Although the United States has been an outspoken proponent of protecting the whales, most recently, US officials have not exercised this leadership position. In fact, rumored deals are said to have been initiated with the whalers. The ban is now in jeopardy, since the pro-whaling faction has recruited allied nations to join the IWC and convince fellow members that the body is unworkable and at an impasse. Once pro-conservation countries are now on the brink of capitulation and are in desperate need of leadership. Having led international efforts in the IWC to adopt the ban on commercial whaling, the United States is the natural choice for assuming this role, and it must do so before it is too late.

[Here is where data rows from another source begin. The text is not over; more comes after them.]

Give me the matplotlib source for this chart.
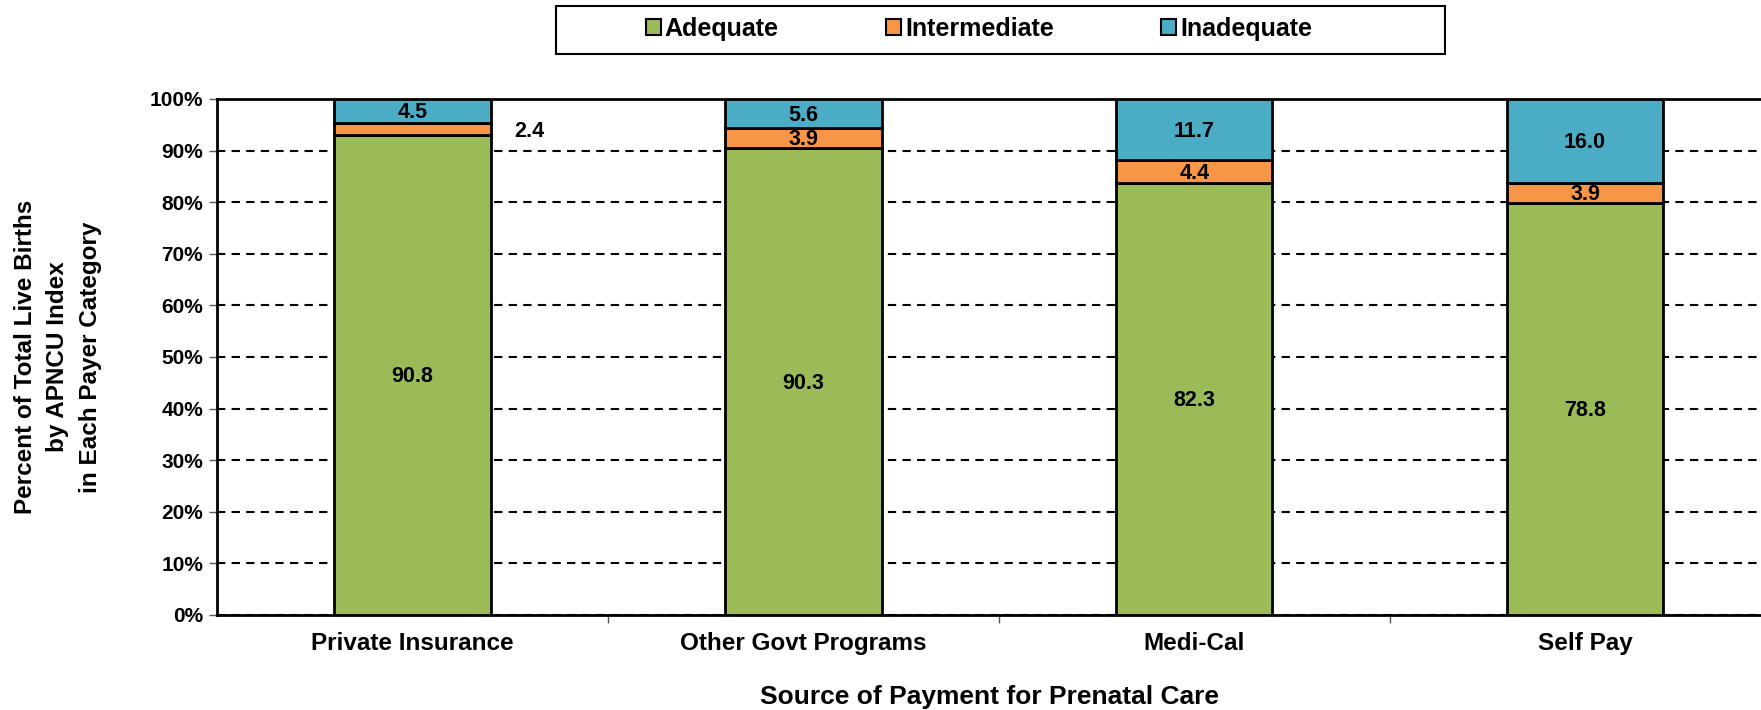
import matplotlib.pyplot as plt
from matplotlib.patches import Rectangle
import numpy as np

# APNCU index by payer category (percent of live births)
categories = ['Private Insurance', 'Other Govt Programs', 'Medi-Cal', 'Self Pay']
adequate = [90.8, 90.3, 82.3, 78.8]
intermediate = [2.4, 3.9, 4.4, 3.9]
inadequate = [4.5, 5.6, 11.7, 16.0]
series_names = ['Adequate', 'Intermediate', 'Inadequate']
colors = ['#9BBB59', '#F79646', '#4BACC6']

plt.rcParams['font.family'] = ['Liberation Sans', 'DejaVu Sans']
plt.rcParams['font.weight'] = 'bold'

W, H = 1761, 710
fig = plt.figure(figsize=(W / 100, H / 100), dpi=100)
ax = fig.add_axes([217 / W, 1 - 615 / H, 1 - 217 / W, 516 / H])

# 100% stacked: normalise each bar to its total
raw = np.array([adequate, intermediate, inadequate])
share = raw / raw.sum(axis=0) * 100
x = np.arange(len(categories))
width = 0.40

bottom = np.zeros(len(categories))
bars = []
for vals, name, col in zip(share, series_names, colors):
    b = ax.bar(x, vals, width, bottom=bottom, color=col, edgecolor='black',
               linewidth=2, label=name, zorder=3)
    bars.append((b, bottom.copy(), vals))
    bottom += vals

# value labels (original values, centred in segments)
for si, (b, bot, vals) in enumerate(bars):
    for i in range(len(categories)):
        txt = f'{raw[si][i]:.1f}'
        yc = bot[i] + vals[i] / 2
        if si == 1 and i == 0:
            # too thin, label sits to the right of the bar
            ax.text(x[i] + 0.30, yc - 0.5, txt, ha='center', va='center',
                    fontsize=15.5, fontweight='bold', zorder=4)
        else:
            ax.text(x[i], yc - 0.3, txt, ha='center', va='center',
                    fontsize=15.5, fontweight='bold', zorder=4)

ax.set_ylim(0, 100)
ax.set_xlim(-0.5, 3.45)
ax.set_yticks(np.arange(0, 101, 10))
ax.set_yticklabels([f'{v}%' for v in range(0, 101, 10)], fontsize=15, fontweight='bold')
ax.yaxis.grid(True, linestyle=(0, (4, 3)), color='black', linewidth=1.5, zorder=0)
ax.set_axisbelow(True)

ax.set_xticks(x)
ax.set_xticklabels(categories, fontsize=17.5, fontweight='bold')
ax.tick_params(axis='x', length=0, pad=12)
ax.set_xticks([0.5, 1.5, 2.5], minor=True)
ax.tick_params(axis='x', which='minor', length=6, width=1, direction='out', color='#555555')
ax.tick_params(axis='y', length=6, width=1, color='#555555', pad=4)

for s in ['left', 'bottom', 'top']:
    ax.spines[s].set_linewidth(2)
ax.spines['right'].set_visible(False)

ax.set_xlabel('Source of Payment for Prenatal Care', fontsize=19, fontweight='bold', labelpad=22)
ax.set_ylabel('Percent of Total Live Births\nby APNCU Index\nin Each Payer Category',
              fontsize=17.5, fontweight='bold', labelpad=34, linespacing=1.55)

# legend entries without frame, box drawn separately (wider than entries)
leg = fig.legend(loc='center', bbox_to_anchor=(979 / W, 1 - 29 / H), ncol=3,
                 frameon=False, fontsize=18,
                 handlelength=0.6, handleheight=0.6, handletextpad=0.15,
                 columnspacing=4.3, borderpad=0, borderaxespad=0)
for h in leg.legend_handles:
    h.set_linewidth(1.5)
fig.patches.append(Rectangle((556 / W, 1 - 54 / H), 889 / W, 48 / H,
                             transform=fig.transFigure, fill=False,
                             edgecolor='black', linewidth=1.5))

fig.savefig('out.png', dpi=100)
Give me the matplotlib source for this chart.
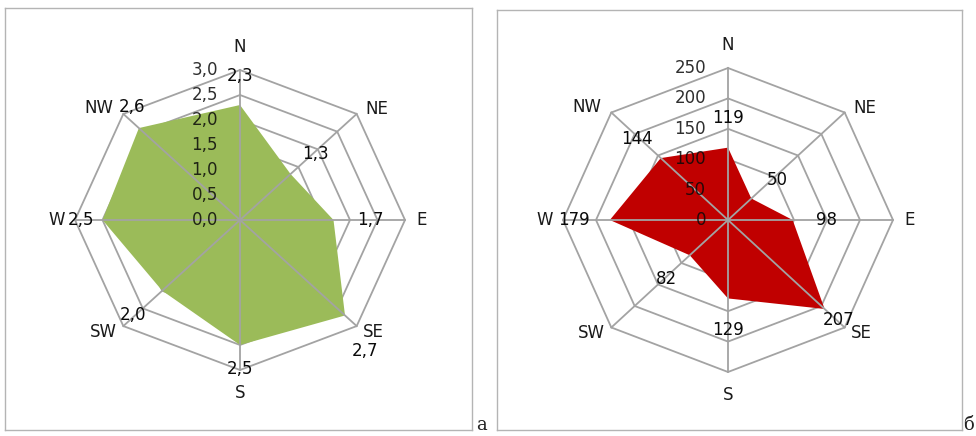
import numpy as np
import matplotlib
matplotlib.use("Agg")
import matplotlib.pyplot as plt

# --- data -------------------------------------------------------------
directions = ["N", "NE", "E", "SE", "S", "SW", "W", "NW"]

speed = [2.3, 1.3, 1.7, 2.7, 2.5, 2.0, 2.5, 2.6]          # panel a
speed_ticks = [0.0, 0.5, 1.0, 1.5, 2.0, 2.5, 3.0]

freq = [119, 50, 98, 207, 129, 82, 179, 144]             # panel б
freq_ticks = [0, 50, 100, 150, 200, 250]

panel_letters = ["a", "б"]

# --- styling ----------------------------------------------------------
W, H = 976, 436
FONT = "DejaVu Sans"
FS = 12
GRID = "#a3a3a3"
FRAME = "#b4b4b4"

# label offsets in pixels (dx, dy with y pointing down)
dir_offsets = [(0, -23), (20, -5), (17, 0), (17, 6), (0, 23), (-20, 6), (-18, 0), (-24, -6)]
speed_lab_off = [(0, -29), (25, -20), (37, 0), (20, 36), (0, 24), (-29, 24), (-21, 0), (-7, -21)]
freq_lab_off = [(0, -30), (26, -19), (34, 0), (14, 11), (0, 32), (-23, 24), (-36, 0), (-24, -19)]


def comma(v, dec):
    return f"{v:.{dec}f}".replace(".", ",")


def radar(fig, box, center, ppu, values, ticks, color, lab_off, tick_dec, val_dec):
    x0, y0, x1, y1 = box
    cx, cy = center
    sx, sy = ppu
    ax = fig.add_axes([x0 / W, (H - y1) / H, (x1 - x0) / W, (y1 - y0) / H])
    ax.set_xlim((x0 - cx) / sx, (x1 - cx) / sx)
    ax.set_ylim((cy - y1) / sy, (cy - y0) / sy)
    ax.set_xticks([])
    ax.set_yticks([])
    for s in ax.spines.values():
        s.set_color(FRAME)
        s.set_linewidth(1.0)

    theta = np.deg2rad(np.arange(len(directions)) * 45.0)
    sin, cos = np.sin(theta), np.cos(theta)
    rmax = ticks[-1]

    # rings
    for t in ticks[1:]:
        xs = np.append(t * sin, t * sin[0])
        ys = np.append(t * cos, t * cos[0])
        ax.plot(xs, ys, color=GRID, lw=1.3, zorder=1, solid_joinstyle="miter")

    # data polygon
    v = np.asarray(values, dtype=float)
    ax.fill(v * sin, v * cos, color=color, lw=0, zorder=2)

    # spokes
    for s_, c_ in zip(sin, cos):
        ax.plot([0, rmax * s_], [0, rmax * c_], color=GRID, lw=1.3, zorder=3)

    # radial tick labels along the N spoke
    for t in ticks:
        ax.annotate(comma(t, tick_dec), (0, t), xytext=(-22, 0),
                    textcoords="offset pixels", ha="right", va="center",
                    fontsize=FS, family=FONT, color="#0a0a0a", alpha=0.85, zorder=5)

    # direction labels
    for name, s_, c_, (dx, dy) in zip(directions, sin, cos, dir_offsets):
        ax.annotate(name, (rmax * s_, rmax * c_), xytext=(dx, -dy),
                    textcoords="offset pixels", ha="center", va="center",
                    fontsize=FS, family=FONT, color="#1a1a1a", zorder=5,
                    annotation_clip=False)

    # value labels
    for val, s_, c_, (dx, dy) in zip(v, sin, cos, lab_off):
        ax.annotate(comma(val, val_dec), (val * s_, val * c_), xytext=(dx, -dy),
                    textcoords="offset pixels", ha="center", va="center",
                    fontsize=FS, family=FONT, color="#0a0a0a", zorder=6)
    return ax


fig = plt.figure(figsize=(W / 100, H / 100), dpi=100)

radar(fig, (5, 8, 472, 430), (240, 220), (165 / 3.0, 150 / 3.0),
      speed, speed_ticks, "#9bbb59", speed_lab_off, 1, 1)
radar(fig, (497, 10, 962, 430), (728, 220), (165 / 250.0, 152 / 250.0),
      freq, freq_ticks, "#c00000", freq_lab_off, 0, 0)

fig.text(476 / W, 1 - 434 / H, panel_letters[0], family="DejaVu Serif",
         fontsize=13, ha="left", va="bottom", color="#222222")
fig.text(974 / W, 1 - 434 / H, panel_letters[1], family="DejaVu Serif",
         fontsize=13, ha="right", va="bottom", color="#222222")

fig.savefig("out.png", dpi=100)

"This resolution serves to put the United States back on track and reaffirm its historically strong position in support of the whales. As current chair of the IWC; the United States holds a very important role and must extend all efforts to refocus the body toward its much-needed conservation aims," said Animal Welfare Institute (AWI) Research Associate Susan Millward. "AWI commends the House for quickly enacting this important resolution."
A similar resolution, introduced by Senators John Kerry (D-MA) and Barbara Boxer (D-CA), is currently pending in the Senate.